Heat Transfer and Friction in Helically-Finned Tubes Using Artificial Neural Networks
Pp. 62-106 (45)
Louay M. Chamra,
The last few decades have seen a significant development of complex heat transfer enhancement geometries such as a helically-finned tube. The arising problem is that as the fins become more complex, so does the prediction of their performance. Presently, to predict heat transfer and pressure drop in helically-finned tubes, engineers rely on empirical correlations. Tubes with axial and transverse fins have been studied extensively and techniques for predicting the friction factor and heat transfer coefficient exist.
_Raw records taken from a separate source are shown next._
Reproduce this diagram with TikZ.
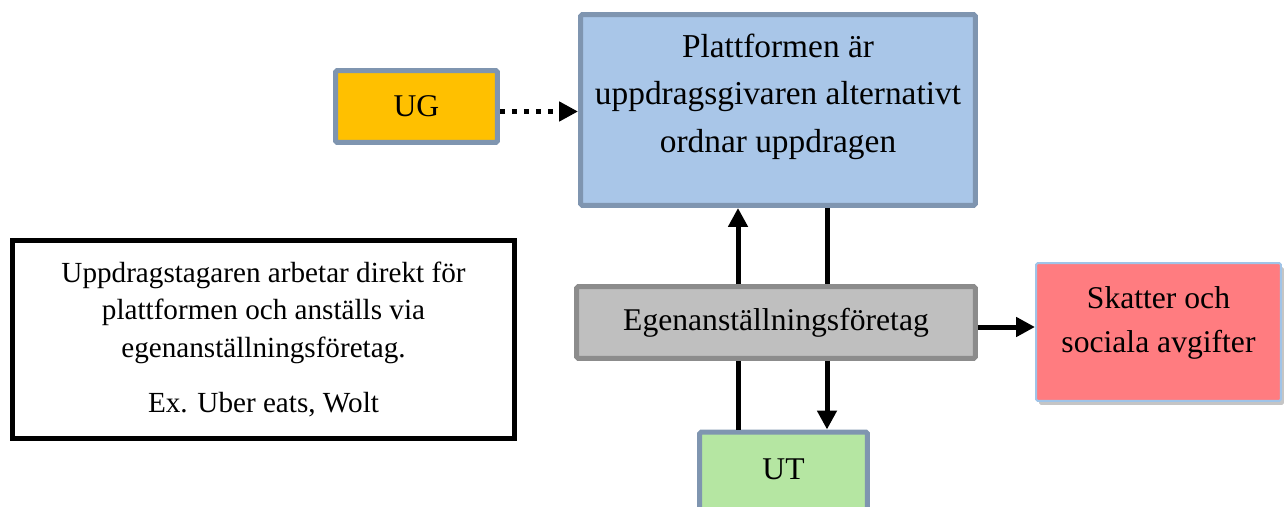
\documentclass[tikz,border=0pt]{standalone}
\usepackage{fontspec}
\setmainfont{Liberation Serif}
\usetikzlibrary{arrows.meta,shadows}
\definecolor{boxline}{HTML}{7F95B0}
\definecolor{ugfill}{HTML}{FFC000}
\definecolor{platfill}{HTML}{A9C6E8}
\definecolor{egenfill}{HTML}{BFBFBF}
\definecolor{egenline}{HTML}{8C8C8C}
\definecolor{utfill}{HTML}{B5E6A2}
\definecolor{skatfill}{HTML}{FF7C80}
\definecolor{skatline}{HTML}{A0C4E8}
\begin{document}
\begin{tikzpicture}[x=0.02cm,y=-0.02cm,
        box/.style={draw=boxline, line width=0.1cm, rounded corners=1pt, align=center, inner sep=0pt},
        conn/.style={line width=0.1cm},
        arr/.style={-{Triangle[length=0.38cm,width=0.38cm]}}]
        \useasboundingbox (0,0) rectangle (1286,507);
        % boxes
        \node [box, fill=ugfill, minimum width=3.24cm, minimum height=1.44cm, font=\fontsize{18pt}{22pt}\selectfont] (ug) at (416.5,106.5) {UG};
        \node [box, fill=platfill, minimum width=7.9cm, minimum height=3.82cm,
               label={[align=center, yshift=0.27cm, font=\fontsize{19pt}{27pt}\selectfont]center:Plattformen är\\uppdragsgivaren alternativt\\ordnar uppdragen}] (plat) at (778,110) {};
        \node [box, draw=egenline, fill=egenfill, minimum width=7.98cm, minimum height=1.44cm, font=\fontsize{18pt}{22pt}\selectfont] (egen) at (776,322.5) {Egenanställningsföretag};
        \node [box, draw=skatline, line width=0.04cm, fill=skatfill, minimum width=4.9cm, minimum height=2.76cm,
               drop shadow={shadow xshift=0.06cm, shadow yshift=-0.08cm, fill=black!45},
               label={[align=center, yshift=0.19cm, font=\fontsize{18pt}{25pt}\selectfont]center:Skatter och\\sociala avgifter}] (skat) at (1158.5,332) {};
        \node [box, fill=utfill, minimum width=3.36cm, minimum height=1.6cm, font=\fontsize{18pt}{22pt}\selectfont] (ut) at (783.5,472) {\raisebox{0.12cm}{UT}};
        \node [box, draw=black, rounded corners=0pt, minimum width=10.04cm, minimum height=3.96cm, font=\fontsize{16.6pt}{21.5pt}\selectfont] (info) at (263.5,339.5) {Uppdragstagaren arbetar direkt för\\plattformen och anställs via\\egenanställningsföretag.\\[0.35cm]Ex. Uber eats, Wolt};
        % connectors
        \coordinate (lx) at (738,0);
        \coordinate (rx) at (827,0);
        \draw [conn, line width=0.12cm, arr, dash pattern=on 0.11cm off 0.13cm] ([yshift=-0.1cm]ug.east) -- ([yshift=-0.1cm]ug.east -| plat.west);
        \draw [conn, arr] (egen.north -| lx) -- (plat.south -| lx);
        \draw [conn] (plat.south -| rx) -- (egen.north -| rx);
        \draw [conn] (ut.north -| lx) -- (egen.south -| lx);
        \draw [conn, arr] (egen.south -| rx) -- (ut.north -| rx);
        \draw [conn, arr] ([yshift=-0.09cm]egen.east) -- ([yshift=-0.09cm]egen.east -| skat.west);
\end{tikzpicture}
\end{document}
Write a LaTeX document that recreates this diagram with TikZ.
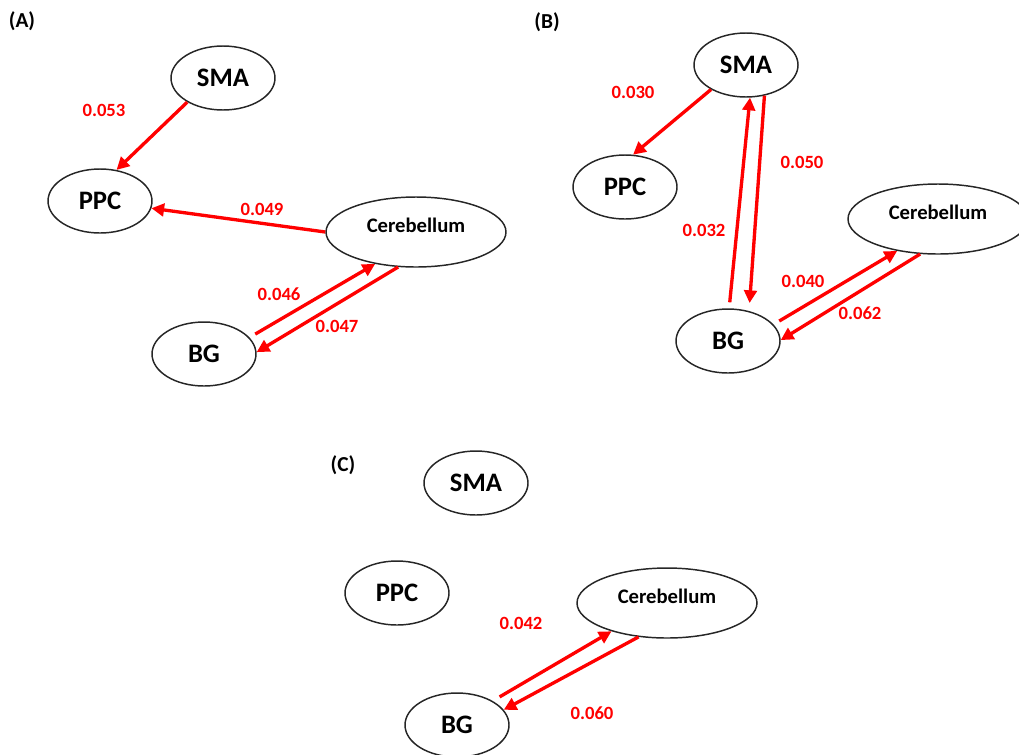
\documentclass[tikz,border=0pt]{standalone}
\usepackage{fontspec}
\setmainfont{Carlito}
\usetikzlibrary{shapes.geometric, arrows.meta}

\begin{document}
\begin{tikzpicture}[x=0.75pt, y=-0.75pt,
	region/.style={draw=black!85, line width=1.1pt, ellipse, inner sep=0pt, minimum width=78pt, minimum height=48pt, font=\fontsize{20}{24}\selectfont\bfseries},
	cereb/.style={region, minimum width=135pt, minimum height=52.5pt, text depth=10pt, font=\fontsize{15.5}{18}\selectfont\bfseries},
	link/.style={red, line width=2.5pt, -{Triangle[length=9.5pt, width=9.5pt]}},
	weight/.style={red, inner sep=0pt, font=\fontsize{14}{16}\selectfont\bfseries},
	panel/.style={inner sep=0pt, font=\fontsize{16}{19}\selectfont\bfseries}]
	\useasboundingbox	(0,0) rectangle (1019,754);
	\clip				(0,0) rectangle (1019,754);

	% (A)
	\node[panel]	(labA)	at (22,21)		{(A)};
	\node[region]	(smaA)	at (223,78)		{SMA};
	\node[region]	(ppcA)	at (100,201)	{PPC};
	\node[cereb]	(cerA)	at (416,232)	{Cerebellum};
	\node[region]	(bgA)	at (204,354)	{BG};

	\draw[link]					(smaA.214) -- (ppcA.62);
	\draw[link]					(cerA.180) -- (ppcA.352);
	\draw[link, shorten <=5pt]	(bgA.20) -- (cerA.218);
	\draw[link]					(cerA.243) -- (bgA.2);

	\node[weight]	(wA1)	at (104,110)	{0.053};
	\node[weight]	(wA2)	at (262,209)	{0.049};
	\node[weight]	(wA3)	at (279,294)	{0.046};
	\node[weight]	(wA4)	at (337,326)	{0.047};

	% (B)
	\node[panel]	(labB)	at (547,22)		{(B)};
	\node[region]	(smaB)	at (746,65)		{SMA};
	\node[region]	(ppcB)	at (625,187)	{PPC};
	\node[cereb]	(cerB)	at (938,219)	{Cerebellum};
	\node[region]	(bgB)	at (728,341)	{BG};

	\draw[link]					(smaB.215) -- (ppcB.76);
	\draw[link, shorten <=4.5pt]	(bgB.88) -- (smaB.277);
	\draw[link, shorten >=6pt]	(smaB.301) -- (bgB.55);
	\draw[link, shorten <=5pt]	(bgB.20) -- (cerB.218);
	\draw[link]					(cerB.243) -- (bgB.1);

	\node[weight]	(wB1)	at (633,92)		{0.030};
	\node[weight]	(wB2)	at (704,230)	{0.032};
	\node[weight]	(wB3)	at (802,162)	{0.050};
	\node[weight]	(wB4)	at (803,281)	{0.040};
	\node[weight]	(wB5)	at (860,313)	{0.062};

	% (C)
	\node[panel]	(labC)	at (343,465)	{(C)};
	\node[region]	(smaC)	at (476,483)	{SMA};
	\node[region]	(ppcC)	at (397,593)	{PPC};
	\node[cereb]	(cerC)	at (667,603)	{Cerebellum};
	\node[region]	(bgC)	at (457,725)	{BG};

	\draw[link, shorten <=6pt]	(bgC.34) -- (cerC.207);
	\draw[link]					(cerC.230) -- (bgC.18);

	\node[weight]	(wC1)	at (521,623)	{0.042};
	\node[weight]	(wC2)	at (592,713)	{0.060};
\end{tikzpicture}
\end{document}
However, fluid flow in helically-finned tubes is more difficult to model and few attempts have been made to obtain non-empirical solutions. Friction and heat transfer in helically-finned tubes are governed by an intricate set of coupled and non-linear physical interactions. Therefore, obtaining a single prediction formula seems to be an unattainable goal with the knowledge engineers currently possess. Regression techniques performed on experimental data require mathematical functional form assumptions, which limit their accuracy. To achieve accuracy, techniques that can effectively overcome the complexity of the problem without dubious assumptions are needed. One of these techniques is the artificial neural network (ANN), inspired by the biological network of neurons in the brain. This chapter presents an introduction to artificial neural networks (ANNs), and a literature review of the use of ANNs in heat transfer and fluid flow is also discussed. In addition, this chapter demonstrates the successful use of artificial neural networks as a correlating method for experimentally- measured heat transfer and friction data of helically-finned tubes.